We have some new boarders/horses that arrived last weekend.  One is a quarter horse, the other is a Clyde-cross, Marty.  Marty is actually a little bigger than Stu and right now is trying to figure out his place in the herd.  The new guys were put out with the other horses on Saturday.  Sunday, I was out on the trails with DH's Mom and a couple of other boarders.  There was a neigh from across the field, and then this huge horse appeared and came trotting towards us - head up, ears up, chest puffed out - making a bee-line right to Gem and I!  My heart started to race.
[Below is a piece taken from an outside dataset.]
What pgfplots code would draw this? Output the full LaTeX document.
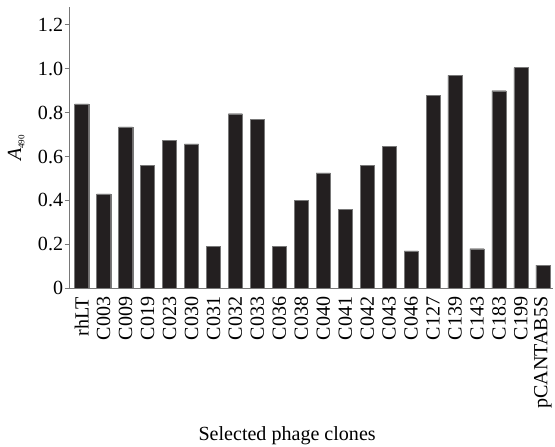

Gem's head and ears were up, too, looking at Marty.  Imagine 1500 lbs coming at you.  I had visions of these two horses deciding to duke it out with me in the middle.  I turned Gem around and went back to my group, and as Marty was trying to come up to Gem from behind I just kept Gem moving, around and around.  There was some yelling, and Marty was eventually moved off by my body guards riding buddies and we continued our ride.  After I calmed down,  DH's Mom commented that I actually held it together pretty well, I didn't scream like a girl, and Gem behaved himself.   :-)

* * * *

A few of us purchased Cashel Leg Guards for our horses.  These are mesh socks that allow for air circulation, but prevent bot flies from landing and laying eggs on your horse's legs.  They are quite sturdy and the quality is good; worth the $40.00 I would say.  You remove them when you ride.  I put them on Gem for the first time on Tuesday, after lesson.  DH's Mom inspected to make sure they weren't too loose or too tight.  Yesterday I emailed a fellow boarder asking if she would mind checking Gem's guards when she was at the barn.  She emailed be back saying that he had removed both.  There are four sturdy velcro closures on each sock, for cripes sakes!!  When I replied, "No way!", her response was what do you expect from a horse that can open his own stall door.  She has a point.  She kindly put them back on for me.  I got a text this morning from one of the ladies who works at the barn saying that he took them off again last night (he has night turnout) and she retrieved them from the small field and put them on his blanket rack.   Sigh.

* * * *

Last June.
My Niece came for a visit the long Victoria Day weekend.  Our usual routine on Sundays is to go to the barn; we groom, I ride for a bit and then she gets on Gem and rides for a bit.  While we were tacking up, I was chatting with a boarder who had just come in from the trails.  As she started untacking her horse, she asked if My Niece would like to ride her horse instead of sharing Gem.  Yes!  So, we actually got to ride together, which was amazing.  For someone who has only had 8-10 lessons over a winter, two years ago, I was amazed at how well she managed on this horse.  Walk, jog, lope - no problem!   She was beautiful.   It was a joy to watch her and I admit, I was a bit envious of her youth and how effortless she made it look. 

* * * *

My lesson on Tuesday was really good.  I actually was able to lope half the front paddock (did I mention how big that paddock is???) a number of times, consistently, without Gem breaking down to a trot and without me collapsing from exhaustion.  My butt was in the saddle most of the time, but I know my hands are still not quiet.  If I ride one-handed, my seat is better, perhaps because my free arm keeps me balanced???  However, I have problems steering when it comes to circles.  If I use two reins, my steering is better.  So for now, I am going to concentrate on keeping my butt in the saddle, using two reins.  Once I have the butt thing down pat, I will then start focusing on steering one-handed.  LA complimented me on the lesson saying that I had now raised the bar, so she was going to push me into the next level of training; I was ready.  Yikes!  :-)  

The weather is going to be awful the next few days.  Cold, rainy and blustery.  I am still planning on getting some riding in, though!  Have a great weekend everybody and ride safely!